Differences over the finalization of the Kovykta gas field sale are tightly interwoven with a very public spat between the shareholders of Russo-British OAO TNK-BP (TNBP.RS), people familiar with the matter said Friday.
Differences over the finalization of the Kovykta gas field sale are tightly interwoven with a very public spat between the shareholders of Russo-British OAO TNK-BP (TNBP.RS), people familiar with the matter said Friday.

In particular, mounting speculation that the venture's Russian shareholders may have to make way for a state concern has pushed them to secure guarantees for other parts of their business empire, they said.

Conversely, a resolution of the internal dispute may also facilitate the finalization of the divestment of the field to OAO Gazprom (GAZP.RS), which has been bogged down for a year, the people said.

However, they said systematic disagreements over the choices made on international expansion, notably in Iraq, had also fueled the internal strife.

TNK-BP, Russia's No. 3 oil producer, has been wracked for weeks by conflict between BP PLC (BP) which holds a 50% stake, and its Russian partners - Alfa Group, Renova and Access Industries, respectively, controlled by billionaires Mikhail Fridman Viktor Vekselberg and Len Blavatnik.

Last week, the two sides split over the fate of TNK-BP Chief Executive Robert Dudley, a former BP employee. The Russian shareholders said he was biased in favor of BP and demanded he be removed; BP refused.

The conflict, which has been brewing for months, escalated because of disagreements over the final terms of a sale of the Kovykta field in Siberia to Gazprom, a transaction agreed in principle in June last year. Vekselberg, who, as TNK-BP's head of gas is in charge of the talks with Gazprom on Kovykta, pushed for a supply deal for his own petrochemical business outside the joint venture, the people said.

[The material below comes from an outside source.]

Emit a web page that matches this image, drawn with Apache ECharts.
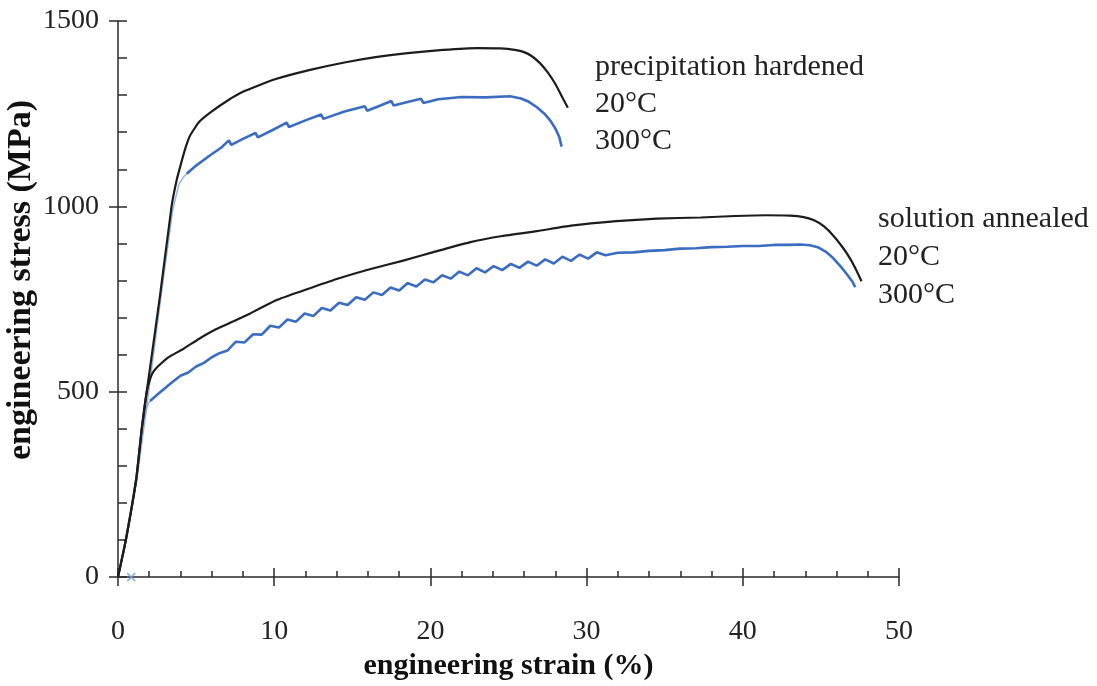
<!DOCTYPE html>
<html><head><meta charset="utf-8">
<script src="https://cdn.jsdelivr.net/npm/echarts@6/dist/echarts.min.js"></script>
<style>html,body{margin:0;padding:0;background:#fff;overflow:hidden}#c{width:1097px;height:686px}</style>
</head><body><div id="c"></div>
<script>
// ---- tick / axis settings ----
const xRange = [0, 50];
const xMajor = 10;
const yRange = [0, 1500];
const yMajor = 500;
const xTitle = 'engineering strain (%)';
const yTitle = 'engineering stress (MPa)';

// ---- annotation labels ----
const phLabels = ['precipitation hardened', '20°C', '300°C'];
const saLabels = ['solution annealed', '20°C', '300°C'];

// ---- data: [strain %, stress MPa] ----
const ph20 = [[0,0],[0.5,100],[1.17,266],[1.52,400],[1.84,500],[2.69,759],[3.43,1000],[3.75,1070],[4.0,1110],[4.3,1155],[4.6,1190],[5.2,1228],[5.9,1253],[7.0,1285],[8.0,1309],[10.0,1342],[12.3,1368],[14.5,1388],[16.6,1403],[18.7,1414],[20.8,1422],[23.0,1427],[24.5,1426],[25.4,1422],[26.0,1416],[26.5,1405],[27.0,1387],[27.5,1362],[28.0,1330],[28.4,1298],[28.8,1266]];

const ph300Elastic = [[0,0],[0.5,95],[1.2,260],[1.9,480],[2.7,740],[3.5,990],[3.9,1060],[4.2,1080],[4.4,1088]];
const ph300 = [[4.4,1088],[5.0,1110],[5.9,1138],[6.6,1158],[7.1,1178],[7.25,1166],[8.0,1182],[8.8,1198],[8.95,1186],[9.9,1206],[10.8,1226],[10.95,1214],[12.0,1232],[13.0,1248],[13.15,1236],[14.5,1256],[15.8,1270],[15.95,1258],[16.8,1272],[17.5,1284],[17.65,1272],[18.6,1282],[19.4,1290],[19.55,1279],[20.5,1289],[22.0,1295],[23.5,1294],[25.1,1297],[25.8,1291],[26.3,1282],[26.8,1268],[27.3,1250],[27.7,1230],[28.0,1210],[28.25,1187],[28.4,1161]];

const sa20 = [[0,0],[0.5,100],[1.17,266],[1.52,400],[1.84,500],[2.1,540],[2.3,556],[2.6,570],[3.2,592],[4.2,616],[5.2,643],[6.3,669],[7.4,690],[8.5,712],[9.7,738],[10.2,748],[12.0,775],[14.0,804],[16.0,829],[18.2,853],[20.3,878],[22.5,903],[24.6,920],[26.8,933],[29.0,948],[31.9,960],[34.5,967],[37.3,970],[39.5,974],[41.5,976],[43.0,975],[43.9,971],[44.6,962],[45.2,946],[45.8,921],[46.4,889],[46.9,857],[47.3,825],[47.6,798]];

const sa300Elastic = [[0,0],[0.5,95],[1.2,262],[1.55,400],[1.85,460],[2.05,475]];
const sa300 = [[2.05,475],[2.6,495],[3.1,513],[3.5,527],[4.0,543],[4.5,552],[5.0,568],[5.5,578],[6.0,593],[6.5,604],[7.0,611],[7.55,635],[8.1,633],[8.65,655],[9.2,654],[9.75,678],[10.3,673],[10.85,695],[11.4,689],[11.95,711],[12.5,704],[13.05,726],[13.6,719],[14.15,740],[14.7,734],[15.25,755],[15.8,748],[16.35,768],[16.9,761],[17.45,781],[18.0,773],[18.55,793],[19.1,784],[19.65,803],[20.2,795],[20.75,814],[21.3,805],[21.85,824],[22.4,814],[22.95,833],[23.5,822],[24.05,839],[24.6,828],[25.15,845],[25.7,834],[26.25,851],[26.8,840],[27.35,857],[27.9,846],[28.45,864],[29.0,853],[29.55,870],[30.1,859],[30.65,876],[31.2,868],[32,875],[33,876],[34,880],[35,882],[36,886],[37,887],[38,890],[39,891],[40,893],[41,893],[42,896],[43,896],[43.7,897],[44.3,895],[44.8,890],[45.3,878],[45.8,860],[46.3,836],[46.7,815],[47.0,798],[47.2,782]];

const crossMark = [[0.85,0]];

const FONT = '"Liberation Serif", "Times New Roman", serif';
const AX = '#2a2a2a';
const BLACK = '#1c1c1c';
const BLUE = '#3b6cc0';
const LIGHTBLUE = 'rgba(120,160,215,0.8)';

const chart = echarts.init(document.getElementById('c'), null, {renderer:'canvas'});

const plain = v => String(v);
const baseX = {type:'value', min:xRange[0], max:xRange[1], interval:xMajor, position:'bottom', splitLine:{show:false}};
const baseY = {type:'value', min:yRange[0], max:yRange[1], interval:yMajor, position:'left', splitLine:{show:false}};

const option = {
  backgroundColor:'#fff',
  animation:false,
  grid:{left:118, right:198, top:21, bottom:91, containLabel:false},
  xAxis:[
    Object.assign({}, baseX, {
      axisLine:{show:true, lineStyle:{color:AX, width:1.5}},
      axisTick:{show:true, inside:true, length:9, lineStyle:{color:AX, width:1.5}},
      minorTick:{show:true, splitNumber:5, length:6, lineStyle:{color:AX, width:1.5}},
      axisLabel:{margin:41, fontSize:28, fontFamily:FONT, color:'#222', formatter:plain},
      name:xTitle, nameLocation:'middle', nameGap:69,
      nameTextStyle:{fontFamily:FONT, fontWeight:'bold', fontSize:30, color:'#111'}
    }),
    Object.assign({}, baseX, {
      axisLine:{show:false},
      axisTick:{show:true, inside:false, length:9, lineStyle:{color:AX, width:1.5}},
      axisLabel:{show:false}
    })
  ],
  yAxis:[
    Object.assign({}, baseY, {
      axisLine:{show:true, lineStyle:{color:AX, width:1.5}},
      axisTick:{show:true, inside:true, length:9, lineStyle:{color:AX, width:1.5}},
      minorTick:{show:true, splitNumber:5, length:9, lineStyle:{color:AX, width:1.5}},
      axisLabel:{margin:19, fontSize:28, fontFamily:FONT, color:'#222', formatter:plain}
    }),
    Object.assign({}, baseY, {
      axisLine:{show:false},
      axisTick:{show:true, inside:false, length:9, lineStyle:{color:AX, width:1.5}},
      axisLabel:{show:false}
    })
  ],
  series:[
    {type:'line', data:sa300Elastic, symbol:'none', lineStyle:{color:LIGHTBLUE, width:1.5}, z:2},
    {type:'line', data:sa300, symbol:'none', lineStyle:{color:BLUE, width:2.6}, z:3},
    {type:'line', data:ph300Elastic, symbol:'none', lineStyle:{color:LIGHTBLUE, width:1.5}, z:2},
    {type:'line', data:ph300, symbol:'none', lineStyle:{color:BLUE, width:2.6}, z:3},
    {type:'line', data:sa20, symbol:'none', smooth:0.15, lineStyle:{color:BLACK, width:2.2}, z:4},
    {type:'line', data:ph20, symbol:'none', smooth:0.15, lineStyle:{color:BLACK, width:2.2}, z:4},
    {type:'scatter', data:crossMark, symbol:'path://M0,0L10,10M10,0L0,10', symbolSize:8,
     itemStyle:{color:'none', borderColor:'#6f9fd0', borderWidth:1.5}, z:5}
  ],
  graphic:[
    {type:'text', x:595, y:67, style:{text:phLabels[0], font:'30px '+FONT, fill:'#222', verticalAlign:'middle'}},
    {type:'text', x:595, y:104, style:{text:phLabels[1], font:'30px '+FONT, fill:'#222', verticalAlign:'middle'}},
    {type:'text', x:595, y:141, style:{text:phLabels[2], font:'30px '+FONT, fill:'#222', verticalAlign:'middle'}},
    {type:'text', x:878, y:219, style:{text:saLabels[0], font:'30px '+FONT, fill:'#222', verticalAlign:'middle'}},
    {type:'text', x:878, y:257, style:{text:saLabels[1], font:'30px '+FONT, fill:'#222', verticalAlign:'middle'}},
    {type:'text', x:878, y:295, style:{text:saLabels[2], font:'30px '+FONT, fill:'#222', verticalAlign:'middle'}},
    {type:'text', x:21, y:280, rotation:Math.PI/2, style:{text:yTitle, font:'bold 34px '+FONT, fill:'#111', align:'center', verticalAlign:'middle'}}
  ]
};
chart.setOption(option);
</script>
</body></html>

That slowed down the discussions and set him in a collision course with BP and Gazprom, they said. "If it was down to BP, the deal would have been signed already," one person said. As the deal got tangled up, BP felt Vekselberg's demands were "putting salt on the wounds. It got personal," another person added.

Vekselberg told Dow Jones Newswires that "exchanges are constant" over Kovykta with Gazprom, but he declined to say more. BP, Access and TNK-BP declined to comment. Alfa didn't return a request for comment.

In addition, the Russian partners got frustrated by BP's reluctance to let the joint venture expand outside Russia.

"BP felt there was so much to do in Russia it made no sense to go abroad" for TNK-BP, one person said. "It did not want to create its own competition," another person said.

After two years of insistence, the Russians got a nod from their British partner. BP agreed last year to diversify TNK-BP as long as it fit the venture's core technical skills developed in the Russian onshore and that the deals were commercially viable.

However, differences erupted again over a TNK-BP approach to enter Iraqi Kurdistan, supported by the Russian shareholders, the people said.

The plan put BP directly at odds with its ambitions to sign technical agreements on large Southern Iraq fields. Iraq's central government has said it would bar any company clinching deals in Kurdistan to get contracts in the rest of the country.

"BP stopped it," one person said about TNK-BP's Kurdish proposal. Instead, at least one Russian shareholder, Alfa, was granted a license under the name Norbest, the people said.

In Turkmenistan, TNK-BP's next potential target, the partners disagree over what acreage they should look into. The Russian shareholders are interested in onshore licenses while BP, as a separate company, is looking into the offshore.